What is the cheapest way to get around? By walking. But if you are lazy/out of shape like me, you’ll take the next cheapest way to get around and that usually means public transport. Research the transit system long before you need to use it.

We all need to eat, some more than others. If you are coming from America, you’re in for a shock. Fast food abroad is very expensive and should only be eaten when drunk and you found a $20 on the ground. Try the local cuisine if you must eat out, otherwise shop at a grocery store (not a convenience store, an actual grocery store). While you’re at it, buy fruit, it’s cheaper and taste better abroad than it does in the states. Oh it’s also better for you too, win win.

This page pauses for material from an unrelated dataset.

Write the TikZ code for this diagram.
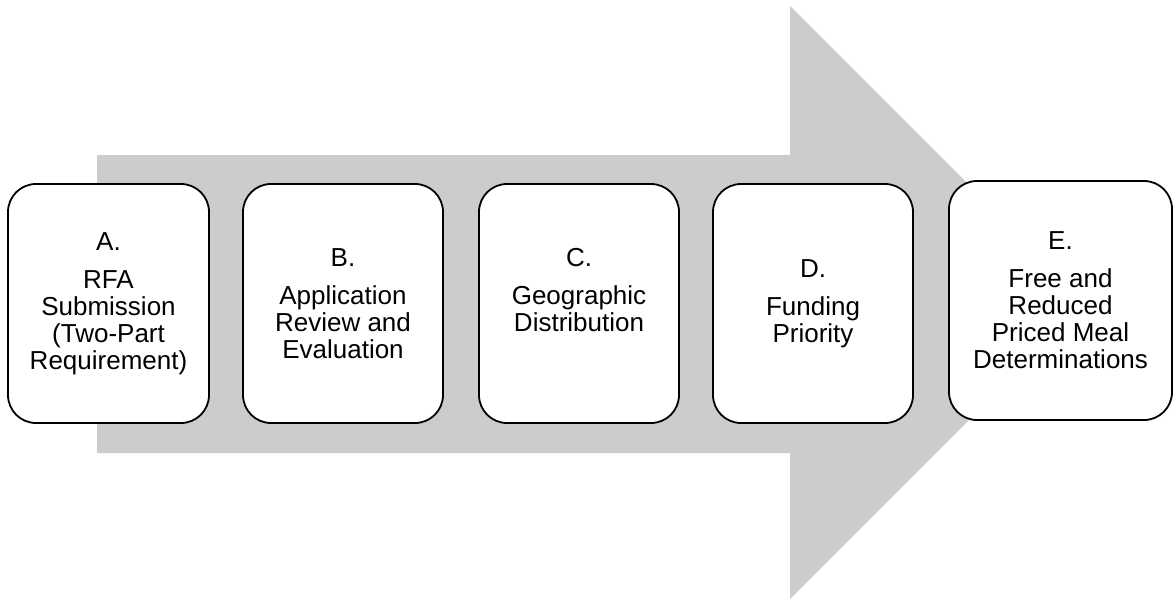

You like the Ritz-Carlton huh? Well unless you are filthy rich, prepare to experience what I like to call the place between a cardboard box and a college dormitory. It’s got the roaches you find in the cardboard box plus 4x as many people in a college dorm room, we call them hostels! The only place to live off the street that won’t break the bank. This can either be a great experience or a miserable one, go in with an open mind and you’ll do fine. Also bring a set of earplugs.

If you’re like me, you need to be in constant communication with the world. Either bring an international capable phone or buy one when you arrive (not at the airport). If you are bringing one with you, be sure it is unlocked and will work in the country, each country has different frequencies, if you have a “quad-band” phone, you usually are fine.

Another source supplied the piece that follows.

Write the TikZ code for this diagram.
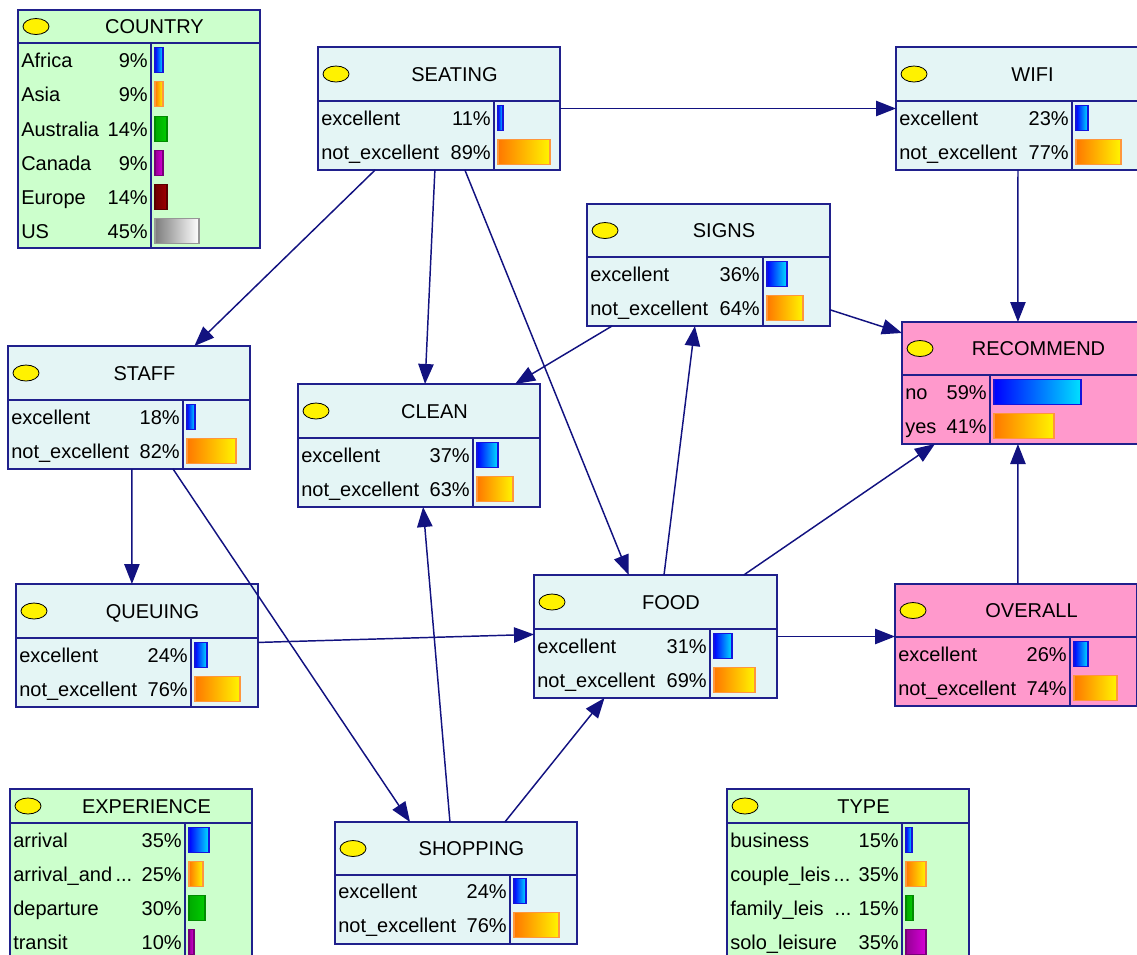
\documentclass[tikz,border=0pt]{standalone}
\usepackage{fontspec}
\setmainfont{Liberation Sans}
\usetikzlibrary{calc,arrows.meta}
\definecolor{cyanfill}{RGB}{228,245,245}
\definecolor{greenfill}{RGB}{204,255,204}
\definecolor{pinkfill}{RGB}{255,153,204}
\definecolor{boxline}{RGB}{32,32,140}
\definecolor{arrowcol}{RGB}{18,18,128}
\tikzset{
  box/.style={draw=boxline, line width=1.3pt, inner sep=0pt, outer sep=0pt},
  boxln/.style={draw=boxline, line width=1.3pt},
  icon/.style={fill=yellow, draw=black, line width=0.6pt},
  ttl/.style={font=\fontsize{15}{18}\selectfont, inner sep=0pt, anchor=base},
  lbl/.style={font=\fontsize{15}{18}\selectfont, inner sep=0pt},
  arr/.style={draw=arrowcol, line width=1.1pt, -{Triangle[length=15pt,width=11.5pt]}},
  bblue/.style={draw={rgb,255:red,20;green,20;blue,220}, line width=0.8pt, left color={rgb,255:red,0;green,0;blue,255}, right color={rgb,255:red,0;green,225;blue,255}},
  borange/.style={draw={rgb,255:red,255;green,150;blue,60}, line width=0.8pt, left color={rgb,255:red,255;green,120;blue,0}, right color={rgb,255:red,255;green,245;blue,0}},
  bgreen/.style={draw={rgb,255:red,0;green,140;blue,0}, line width=0.8pt, left color={rgb,255:red,0;green,170;blue,0}, right color={rgb,255:red,0;green,205;blue,0}},
  bpurple/.style={draw={rgb,255:red,120;green,0;blue,120}, line width=0.8pt, left color={rgb,255:red,150;green,0;blue,150}, right color={rgb,255:red,215;green,0;blue,215}},
  bred/.style={draw={rgb,255:red,90;green,0;blue,0}, line width=0.8pt, left color={rgb,255:red,110;green,0;blue,0}, right color={rgb,255:red,160;green,0;blue,0}},
  bgray/.style={draw={rgb,255:red,150;green,150;blue,150}, line width=0.8pt, left color={rgb,255:red,125;green,125;blue,125}, right color=white},
}
% #1 name, #2 x, #3 y, #4 width, #5 header height, #6 rows, #7 divider x, #8 fill, #9 title
\newcommand\bnbox[9]{%
  \pgfmathsetmacro\bnbh{#5+#6*34+1}%
  \node[box, fill=#8, minimum width=#4*0.75pt, minimum height=\bnbh*0.75pt, anchor=north west] (#1) at (#2,#3) {};
  \draw[boxln] (#2,#3+#5) -- ++(#4,0);
  \draw[boxln] (#7,#3+#5) -- (#7,#3+\bnbh);
  \draw[icon] (#2+18,#3+#5/2) ellipse [x radius=13, y radius=8];
  \node[ttl] (#1-t) at ({(2*#2+31+#4)/2},{#3+#5/2+7}) {#9};
}
% #1 name, #2 x left, #3 divider x, #4 y centre, #5 label, #6 percent, #7 bar width, #8 bar style
\newcommand\bnrow[8]{%
  \node[lbl, anchor=base west] (#1-l) at (#2+3,#4+7) {#5};
  \node[lbl, anchor=base east] (#1-p) at (#3-3,#4+7) {#6};
  \draw[#8] (#3+4,#4-12.5) rectangle ++(#7,25);
}
\begin{document}
\begin{tikzpicture}[x=0.75pt,y=-0.75pt]
\useasboundingbox (0,0) rectangle (1137,954);
\clip (0,0) rectangle (1137,954);

% COUNTRY
\bnbox{country}{18}{10}{242}{33}{6}{151}{greenfill}{COUNTRY}
\bnrow{c1}{18}{151}{60}{Africa}{9\%}{8}{bblue}
\bnrow{c2}{18}{151}{94}{Asia}{9\%}{8}{borange}
\bnrow{c3}{18}{151}{129}{Australia}{14\%}{12}{bgreen}
\bnrow{c4}{18}{151}{163}{Canada}{9\%}{8}{bpurple}
\bnrow{c5}{18}{151}{197}{Europe}{14\%}{12}{bred}
\bnrow{c6}{18}{151}{231}{US}{45\%}{44}{bgray}

% SEATING
\bnbox{seating}{318}{47}{242}{54}{2}{494}{cyanfill}{SEATING}
\bnrow{s1}{318}{494}{118}{excellent}{11\%}{5}{bblue}
\bnrow{s2}{318}{494}{152}{not\_excellent}{89\%}{52}{borange}

% WIFI
\bnbox{wifi}{896}{47}{242}{54}{2}{1072}{cyanfill}{WIFI}
\bnrow{w1}{896}{1072}{118}{excellent}{23\%}{12}{bblue}
\bnrow{w2}{896}{1072}{152}{not\_excellent}{77\%}{45}{borange}

% SIGNS
\bnbox{signs}{587}{204}{243}{53}{2}{763}{cyanfill}{SIGNS}
\bnrow{g1}{587}{763}{274}{excellent}{36\%}{20}{bblue}
\bnrow{g2}{587}{763}{308}{not\_excellent}{64\%}{36}{borange}

% RECOMMEND
\bnbox{recommend}{902}{322}{242}{53}{2}{990}{pinkfill}{RECOMMEND}
\bnrow{r1}{902}{990}{392}{no}{59\%}{87}{bblue}
\bnrow{r2}{902}{990}{426}{yes}{41\%}{60}{borange}

% STAFF
\bnbox{staff}{8}{346}{242}{54}{2}{183}{cyanfill}{STAFF}
\bnrow{t1}{8}{183}{417}{excellent}{18\%}{8}{bblue}
\bnrow{t2}{8}{183}{451}{not\_excellent}{82\%}{49}{borange}

% CLEAN
\bnbox{clean}{298}{384}{242}{54}{2}{473}{cyanfill}{CLEAN}
\bnrow{k1}{298}{473}{455}{excellent}{37\%}{21}{bblue}
\bnrow{k2}{298}{473}{489}{not\_excellent}{63\%}{36}{borange}

% QUEUING
\bnbox{queuing}{16}{584}{242}{54}{2}{191}{cyanfill}{QUEUING}
\bnrow{q1}{16}{191}{655}{excellent}{24\%}{12}{bblue}
\bnrow{q2}{16}{191}{689}{not\_excellent}{76\%}{45}{borange}

% FOOD
\bnbox{food}{534}{575}{243}{54}{2}{710}{cyanfill}{FOOD}
\bnrow{f1}{534}{710}{646}{excellent}{31\%}{18}{bblue}
\bnrow{f2}{534}{710}{680}{not\_excellent}{69\%}{41}{borange}

% OVERALL
\bnbox{overall}{895}{584}{242}{53}{2}{1070}{pinkfill}{OVERALL}
\bnrow{o1}{895}{1070}{654}{excellent}{26\%}{14}{bblue}
\bnrow{o2}{895}{1070}{688}{not\_excellent}{74\%}{43}{borange}

% SHOPPING
\bnbox{shopping}{335}{822}{242}{53}{2}{510}{cyanfill}{SHOPPING}
\bnrow{h1}{335}{510}{891}{excellent}{24\%}{12}{bblue}
\bnrow{h2}{335}{510}{925}{not\_excellent}{76\%}{45}{borange}

% EXPERIENCE
\bnbox{experience}{10}{789}{242}{34}{4}{185}{greenfill}{EXPERIENCE}
\bnrow{e1}{10}{185}{840}{arrival}{35\%}{20}{bblue}
\bnrow{e2}{10}{185}{874}{arrival\_and\,...}{25\%}{14}{borange}
\bnrow{e3}{10}{185}{908}{departure}{30\%}{16}{bgreen}
\bnrow{e4}{10}{185}{942}{transit}{10\%}{5}{bpurple}

% TYPE
\bnbox{type}{727}{789}{242}{34}{4}{902}{greenfill}{TYPE}
\bnrow{y1}{727}{902}{840}{business}{15\%}{6}{bblue}
\bnrow{y2}{727}{902}{874}{couple\_leis\,...}{35\%}{20}{borange}
\bnrow{y3}{727}{902}{908}{family\_leis \ ...}{15\%}{7}{bgreen}
\bnrow{y4}{727}{902}{942}{solo\_leisure}{35\%}{20}{bpurple}

% connectors
\draw[arr] (seating.east) -- (seating.east -| wifi.west);
\draw[arr] ($(seating.south west)!0.236!(seating.south east)$) -- ($(staff.north west)!0.77!(staff.north east)$);
\draw[arr] ($(seating.south west)!0.483!(seating.south east)$) -- ($(clean.north west)!0.525!(clean.north east)$);
\draw[arr] ($(seating.south west)!0.607!(seating.south east)$) -- ($(food.north west)!0.39!(food.north east)$);
\draw[arr] ($(wifi.south west)!0.504!(wifi.south east)$) -- ($(recommend.north west)!0.479!(recommend.north east)$);
\draw[arr] ($(signs.north east)!0.867!(signs.south east)$) -- ($(recommend.north west)!0.09!(recommend.south west)$);
\draw[arr] ($(signs.south west)!0.103!(signs.south east)$) -- ($(clean.north west)!0.897!(clean.north east)$);
\draw[arr] ($(food.north west)!0.535!(food.north east)$) -- ($(signs.south west)!0.444!(signs.south east)$);
\draw[arr] ($(food.north west)!0.863!(food.north east)$) -- ($(recommend.south west)!0.136!(recommend.south east)$);
\draw[arr] ($(overall.north west)!0.508!(overall.north east)$) -- ($(recommend.south west)!0.479!(recommend.south east)$);
\draw[arr] (food.east) -- (food.east -| overall.west);
\draw[arr] ($(queuing.north east)!0.475!(queuing.south east)$) -- ($(food.north west)!0.483!(food.south west)$);
\draw[arr] ($(staff.south west)!0.512!(staff.south east)$) -- ($(queuing.north west)!0.479!(queuing.north east)$);
\draw[arr] ($(staff.south west)!0.682!(staff.south east)$) -- ($(shopping.north west)!0.31!(shopping.north east)$);
\draw[arr] ($(shopping.north west)!0.475!(shopping.north east)$) -- ($(clean.south west)!0.517!(clean.south east)$);
\draw[arr] ($(shopping.north west)!0.702!(shopping.north east)$) -- ($(food.south west)!0.29!(food.south east)$);
\end{tikzpicture}
\end{document}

On the same line as communication, phoning home doesn’t have to be expensive. In some countries, internet is relatively cheap so use Skype on your mobile to phone home instead of minutes on your plan. Wi-Fi + Skype = perfect. Skype to Skype calls are even free, imagine that. If you’re coming from America, signup for Google Voice and use that to text back home, it won’t cost them or you any extra money (except for some data on your end but it’s minimal and worth it). Ideally, Skype on a computer is best so you can see each other too.

Humans are social creatures and contrary to popular belief, most people are welcoming of Americans, they just hate our government, like us! Don’t make assumptions about other cultures and if you do, keep them to yourself. Hitler was a long time ago so don’t heil the Germans! There are a few things about socializing however that you need to keep in mind but I will cover those in another post.

Finding Work
Finding work in another country can be easy or it can be the most difficult thing you have ever done. Sometimes you just have to be in the right place at the right time, and other times, you need to work to find work. Start at the hostel you are staying at, they usually have leads or know people looking for day laborers. Check GumTree, Seek, Indeed and local recruiting offices. In some countries (like Australia) you need to be licensed to serve liquor, work where there are gambling machines or even to swing a hammer (I’m not kidding). Look for jobs before leaving if at all possible in your field of study/talent.

I have met my share of stinky people unfortunately so I cannot stress enough how important it is to bathe daily, brush your teeth, wash your clothes and wear deodorant. This helps your social life as well. If you notice people moving away from you or avoiding you, chances are you reek and need to take appropriate action. At a bare minimum, always pack soap, deodorant, a towel and a washcloth. However if people are still avoiding you and you know you don’t stink, stop being a jackass.

Have fun! Not everything is about finding that job, sometimes you need to let go and remember you are in a different country. Don’t get too caught up with work or partying at the hostel. Get out and see the sights, do actual tourist things once in a while. If all you have smelled in the past 24 hours is funny odors, smoke and booze, it’s time to leave the hostel.

Obviously there is more than what I have mentioned here and so much more detail as well. These are simply the basics, stuff to always keep in the back of your mind when you are preparing for your next adventure. I will be posting more about each section in greater detail soon.